Para reverter o cenário desanimador da formação em engenharia no Brasil, Marcos Gabriel defende uma reforma curricular que priorize a prática das atividades. “Temos muitas matérias experimentais, que são matérias antigas, com experimentos antigos, e as aplicações práticas que passam para nós são inúteis na vida real. Não vemos como é a engenharia, de fato, na prática”, relata o estudante da UnB, que também destaca o mau aproveitamento dos estagiários pelas empresas, muitas vezes, utilizados apenas como “alguém para formatar documentos”. 
A professora Michelly de Souza destaca que a abordagem sugerida por Marcos Gabriel não apenas reforça o vínculo entre a teoria e a prática, como também instigam a curiosidade e o interesse daqueles que estão escolhendo qual curso fazer. “Para que os jovens compreendam essa nova visão da engenharia, é importante oferecer a eles experiências práticas. Incentivar a participação em projetos de pesquisa desde cedo também estimula a curiosidade e o desenvolvimento de habilidades científicas”, diz. 

Estratégias de retenção 

Reinaldo Canato - Mônica Vargas, superintendente do Ciee: "Precisamos despertar o interesse pelas exatas ainda no ensino médio"
Entre as especializações mais demandadas atualmente, estão engenharia civil, produção, mecânica, computação e elétrica, de acordo com o Ciee. A média de bolsa-auxílio para estagiários nas áreas é de R$ 1.146, acima da média nacional, de R$ 1.108. 
Mônica enfatiza que aumentar a oferta de estágios é uma solução para mitigar o deficit de profissionais. “As empresas precisam abrir mais vagas para cursos de engenharia. Durante o estágio, temos a oportunidade de preparar esse jovem para o mercado, aumentando as chances de retenção após a graduação”, afirma a superintendente. 
Para Michelly, a retenção de estudantes passa pela criação de um ambiente universitário mais acolhedor, com suporte psicológico e atividades extracurriculares. “É comum que os alunos de engenharia enfrentem dificuldades nas disciplinas fundamentais, especialmente, nos primeiros semestres, o que pode levar à evasão. Ao proporcionar um ambiente de aprendizagem favorável, com salas de estudo adequadas e recursos tecnológicos, adotando metodologias ativas e oferecendo laboratório equipados com as mais recentes tecnologias, buscamos estimular o engajamento dos alunos, cultivar a resiliência e facilitar a superação dos desafios iniciais”, enumera. 

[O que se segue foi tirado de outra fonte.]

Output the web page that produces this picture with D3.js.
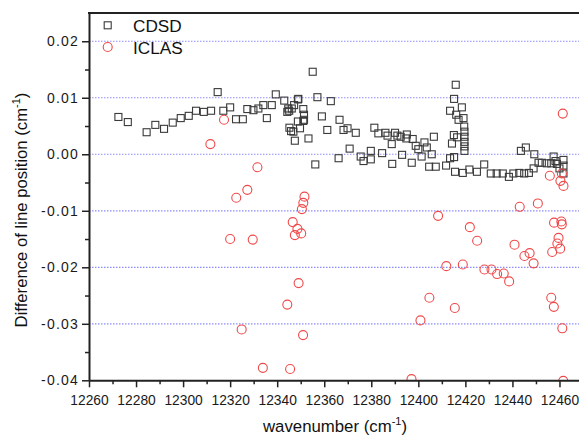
<!DOCTYPE html>
<html>
<head>
<meta charset="utf-8">
<script src="https://cdn.jsdelivr.net/npm/d3@7"></script>
<style>
  body { margin: 0; background: #fff; }
  svg { display: block; font-family: "Liberation Sans", Arial, sans-serif; }
</style>
</head>
<body>
<svg id="chart" width="579" height="436"></svg>
<script>
// CDSD differences (wavenumber, difference)
const cdsdWn = [12272.5, 12276.5, 12284.5, 12288.2, 12291.9, 12295.6, 12299.0, 12302.4, 12305.5, 12308.8,
  12311.9, 12314.7, 12317.1, 12320.0, 12322.5, 12325.4, 12327.3, 12329.9, 12332.0, 12334.1,
  12335.6, 12337.7, 12339.4, 12343.0, 12344.3, 12344.7, 12345.1, 12345.2, 12345.9, 12346.2,
  12346.9, 12347.2, 12347.5, 12348.8, 12348.8, 12349.0, 12349.7, 12351.1, 12351.1, 12351.4,
  12351.4, 12353.3, 12355.1, 12356.2, 12357.1, 12359.0, 12361.3, 12362.8, 12366.1, 12366.5,
  12368.2, 12369.9, 12370.8, 12373.4, 12375.5, 12376.7, 12379.8, 12379.8, 12381.3, 12383.0,
  12384.6, 12386.0, 12386.9, 12388.7, 12388.9, 12390.1, 12391.1, 12392.5, 12393.1, 12394.9,
  12395.1, 12397.2, 12397.6, 12398.9, 12400.0, 12401.4, 12402.6, 12403.6, 12404.6, 12405.7,
  12406.6, 12407.4, 12411.8, 12413.5, 12413.5, 12414.3, 12415.1, 12415.2, 12415.2, 12415.6,
  12415.9, 12416.1, 12417.1, 12416.5, 12418.5, 12418.9, 12419.2, 12419.5, 12419.6, 12419.6,
  12419.6, 12419.6, 12419.6, 12421.7, 12424.9, 12428.0, 12430.8, 12433.3, 12435.9, 12438.5,
  12440.4, 12442.9, 12443.6, 12445.0, 12445.7, 12447.0, 12449.0, 12449.3, 12451.1, 12452.5,
  12454.6, 12456.5, 12457.5, 12458.9, 12458.3, 12460.0, 12461.7, 12461.7, 12461.7];
const cdsdDiff = [0.0066, 0.0057, 0.0039, 0.0052, 0.0045, 0.0056, 0.0064, 0.0068, 0.0077, 0.0075,
  0.0077, 0.0110, 0.0077, 0.0083, 0.0062, 0.0062, 0.0080, 0.0078, 0.0081, 0.0087,
  0.0064, 0.0087, 0.0106, 0.0095, 0.0075, 0.0081, 0.0077, 0.0047, 0.0041, 0.0081,
  0.0040, 0.0087, 0.0024, 0.0097, 0.0058, 0.0098, 0.0046, 0.0080, 0.0059, 0.0070,
  0.0061, 0.0028, 0.0146, -0.0018, 0.0101, 0.0067, 0.0043, 0.0094, -0.0007, 0.0061,
  0.0043, 0.0046, 0.0010, 0.0038, -0.0004, -0.0012, 0.0006, -0.0009, 0.0047, 0.0037,
  0.0002, 0.0038, 0.0033, 0.0018, -0.0017, 0.0038, 0.0033, 0.0031, -0.0001, 0.0028,
  0.0035, -0.0015, 0.0027, 0.0015, 0.0009, -0.0004, 0.0021, 0.0012, -0.0022, 0.0000,
  0.0031, -0.0022, -0.0020, -0.0007, 0.0077, 0.0019, 0.0034, 0.0098, -0.0005, -0.0031,
  0.0123, 0.0070, 0.0061, 0.0030, 0.0083, -0.0033, 0.0064, 0.0049, 0.0040, 0.0031,
  0.0022, 0.0014, 0.0006, -0.0027, -0.0031, -0.0018, -0.0034, -0.0034, -0.0034, -0.0040,
  -0.0034, -0.0033, 0.0006, -0.0034, 0.0012, -0.0033, -0.0025, 0.0000, -0.0015, -0.0015,
  -0.0016, -0.0016, -0.0004, -0.0017, -0.0012, -0.0025, -0.0010, -0.0020, -0.0034];

// ICLAS differences
const iclasWn = [12311.6, 12317.4, 12331.6, 12327.3, 12322.6, 12351.6, 12351.1, 12350.5, 12346.6, 12348.6,
  12347.5, 12350.2, 12320.0, 12329.6, 12349.1, 12344.3, 12324.9, 12351.0, 12333.9, 12345.5,
  12408.4, 12421.9, 12425.0, 12411.9, 12418.9, 12428.1, 12431.1, 12433.5, 12436.3, 12438.6,
  12443.1, 12450.8, 12440.9, 12445.1, 12447.3, 12449.0, 12404.7, 12415.5, 12400.9, 12397.1,
  12455.9, 12461.0, 12460.4, 12461.7, 12457.7, 12460.8, 12461.0, 12459.6, 12459.1, 12460.3,
  12456.9, 12456.5, 12457.6, 12461.2, 12461.6, 12461.4];
const iclasDiff = [0.0018, 0.0061, -0.0023, -0.0063, -0.0077, -0.0075, -0.0086, -0.0097, -0.0120, -0.0132,
  -0.0143, -0.0140, -0.0150, -0.0151, -0.0228, -0.0266, -0.0310, -0.0320, -0.0378, -0.0380,
  -0.0109, -0.0129, -0.0153, -0.0198, -0.0195, -0.0204, -0.0204, -0.0212, -0.0211, -0.0225,
  -0.0093, -0.0087, -0.0160, -0.0180, -0.0175, -0.0193, -0.0254, -0.0272, -0.0294, -0.0398,
  -0.0038, -0.0034, -0.0047, -0.0056, -0.0121, -0.0119, -0.0124, -0.0148, -0.0158, -0.0167,
  -0.0173, -0.0254, -0.0270, -0.0308, -0.0401, 0.0072];

const xTicks = d3.range(12260, 12461, 20);
const xMinor = d3.range(12270, 12470, 20);
const yTicks = [-0.04, -0.03, -0.02, -0.01, 0.00, 0.01, 0.02];
const yMinor = [-0.035, -0.025, -0.015, -0.005, 0.005, 0.015];
const gridVals = [-0.03, -0.02, -0.01, 0.00, 0.01, 0.02];

const plotLeft = 89, plotTop = 13, plotBottom = 380.3, plotRight = 583;

const svg = d3.select('#chart');
const x = d3.scaleLinear().domain([12260, 12470]).range([plotLeft, plotRight]);
const y = d3.scaleLinear().domain([-0.04, 0.025]).range([plotBottom, plotTop]);

svg.append('clipPath').attr('id', 'plot')
   .append('rect').attr('x', plotLeft).attr('y', plotTop)
   .attr('width', plotRight - plotLeft).attr('height', plotBottom - plotTop);

// dotted grid
svg.append('g').selectAll('line')
   .data(gridVals)
   .enter()
   .append('line')
   .attr('x1', plotLeft).attr('x2', plotRight)
   .attr('y1', (d) => y(d)).attr('y2', (d) => y(d))
   .attr('stroke', '#8c8cff')
   .attr('stroke-width', 1.2)
   .attr('stroke-dasharray', '1.5,1.5');

// points
const plot = svg.append('g').attr('clip-path', 'url(#plot)');
const sq = 7;
plot.selectAll('rect.cdsd')
    .data(cdsdWn.map((w, i) => [w, cdsdDiff[i]]))
    .enter()
    .append('rect')
    .attr('class', 'cdsd')
    .attr('x', (d) => x(d[0]) - sq / 2)
    .attr('y', (d) => y(d[1]) - sq / 2)
    .attr('width', sq).attr('height', sq)
    .attr('fill', 'none')
    .attr('stroke', '#3a3a3a')
    .attr('stroke-width', 1.1);

plot.selectAll('circle.iclas')
    .data(iclasWn.map((w, i) => [w, iclasDiff[i]]))
    .enter()
    .append('circle')
    .attr('class', 'iclas')
    .attr('cx', (d) => x(d[0]))
    .attr('cy', (d) => y(d[1]))
    .attr('r', 4.5)
    .attr('fill', 'none')
    .attr('stroke', '#f04848')
    .attr('stroke-width', 1.1);

// axes
const fmtY = (d) => d3.format('.2f')(d).replace('\u2212', '-');
const xAxis = svg.append('g').attr('transform', `translate(0,${plotBottom})`)
   .call(d3.axisBottom(x).tickValues(xTicks).tickFormat(d3.format('d')).tickSize(7).tickSizeOuter(0));
svg.append('g').attr('transform', `translate(0,${plotBottom})`)
   .call(d3.axisBottom(x).tickValues(xMinor).tickFormat('').tickSize(4).tickSizeOuter(0))
   .select('.domain').remove();
const yAxis = svg.append('g').attr('transform', `translate(${plotLeft},0)`)
   .call(d3.axisLeft(y).tickValues(yTicks).tickFormat(fmtY).tickSize(7).tickSizeOuter(0));
svg.append('g').attr('transform', `translate(${plotLeft},0)`)
   .call(d3.axisLeft(y).tickValues(yMinor).tickFormat('').tickSize(4).tickSizeOuter(0))
   .select('.domain').remove();

svg.selectAll('.domain').attr('stroke', '#222').attr('stroke-width', 2);
svg.selectAll('.tick line').attr('stroke', '#222').attr('stroke-width', 1.5);
xAxis.selectAll('text').attr('font-size', 13.8).attr('fill', '#1a1a1a').attr('dy', '1.05em');
yAxis.selectAll('text').attr('font-size', 14).attr('fill', '#1a1a1a')
     .attr('letter-spacing', 1.2).attr('x', -10);

// top frame
svg.append('line')
   .attr('x1', plotLeft - 1).attr('x2', plotRight)
   .attr('y1', plotTop).attr('y2', plotTop)
   .attr('stroke', '#222').attr('stroke-width', 2);

// axis titles
const xt = svg.append('text')
   .attr('x', 335).attr('y', 432)
   .attr('text-anchor', 'middle')
   .attr('font-size', 16.8).attr('fill', '#111');
xt.append('tspan').text('wavenumber (cm');
xt.append('tspan').attr('dy', -7).attr('font-size', 11).text('-1');
xt.append('tspan').attr('dy', 7).text(')');

const yt = svg.append('text')
   .attr('transform', 'translate(27,210) rotate(-90)')
   .attr('text-anchor', 'middle')
   .attr('font-size', 16.7).attr('fill', '#111');
yt.append('tspan').text('Difference of line position (cm');
yt.append('tspan').attr('dy', -7).attr('font-size', 11).text('-1');
yt.append('tspan').attr('dy', 7).text(')');

// legend
svg.append('rect')
   .attr('x', 107.7 - sq / 2).attr('y', 25.3 - sq / 2)
   .attr('width', sq).attr('height', sq)
   .attr('fill', 'none').attr('stroke', '#3a3a3a').attr('stroke-width', 1.1);
svg.append('circle')
   .attr('cx', 107.7).attr('cy', 47).attr('r', 4.5)
   .attr('fill', 'none').attr('stroke', '#f04848').attr('stroke-width', 1.1);
svg.append('text').attr('x', 133).attr('y', 31.5).attr('font-size', 17.2).attr('fill', '#111').text('CDSD');
svg.append('text').attr('x', 133).attr('y', 53.5).attr('font-size', 17.2).attr('fill', '#111').text('ICLAS');
</script>
</body>
</html>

Impactos na sociedade Além de enfrentar dificuldades acadêmicas e financeiras, os futuros engenheiros lidam com a desvalorização profissional. “No Brasil, os engenheiros são valorizados apenas quando trabalham para multinacionais ou ocupam altos cargos no setor público. Fora isso, as empresas sempre encontram formas de não pagar o piso da categoria, que, no Distrito Federal, é de aproximadamente R$ 7 mil. Muitos engenheiros ganham menos que técnicos com o mesmo nível de experiência”, afirma Marcos Gabriel. 
A falta de engenheiros impacta diretamente setores cruciais, como a expansão da infraestrutura e o avanço tecnológico. Além disso, a escassez compromete a competitividade do Brasil em relação a outros países que investem em pesquisa e inovação. Segundo Michelly, a carência de profissionais qualificados resulta em atrasos em obras, dificuldade na adoção de tecnologias inovadoras e perda de competitividade no cenário global.” 
Diante desse cenário, a especialista acredita que a comunicação desses impactos aos jovens é essencial para atrair novos talentos e reverter a situação. “É preciso mostrar, para uma geração que busca carreiras com propósito, que a engenharia pode contribuir para um futuro mais sustentável e justo, através do desenvolvimento de tecnologias limpas, da otimização de recursos naturais e da criação de soluções para problemas sociais”, conclui a docente.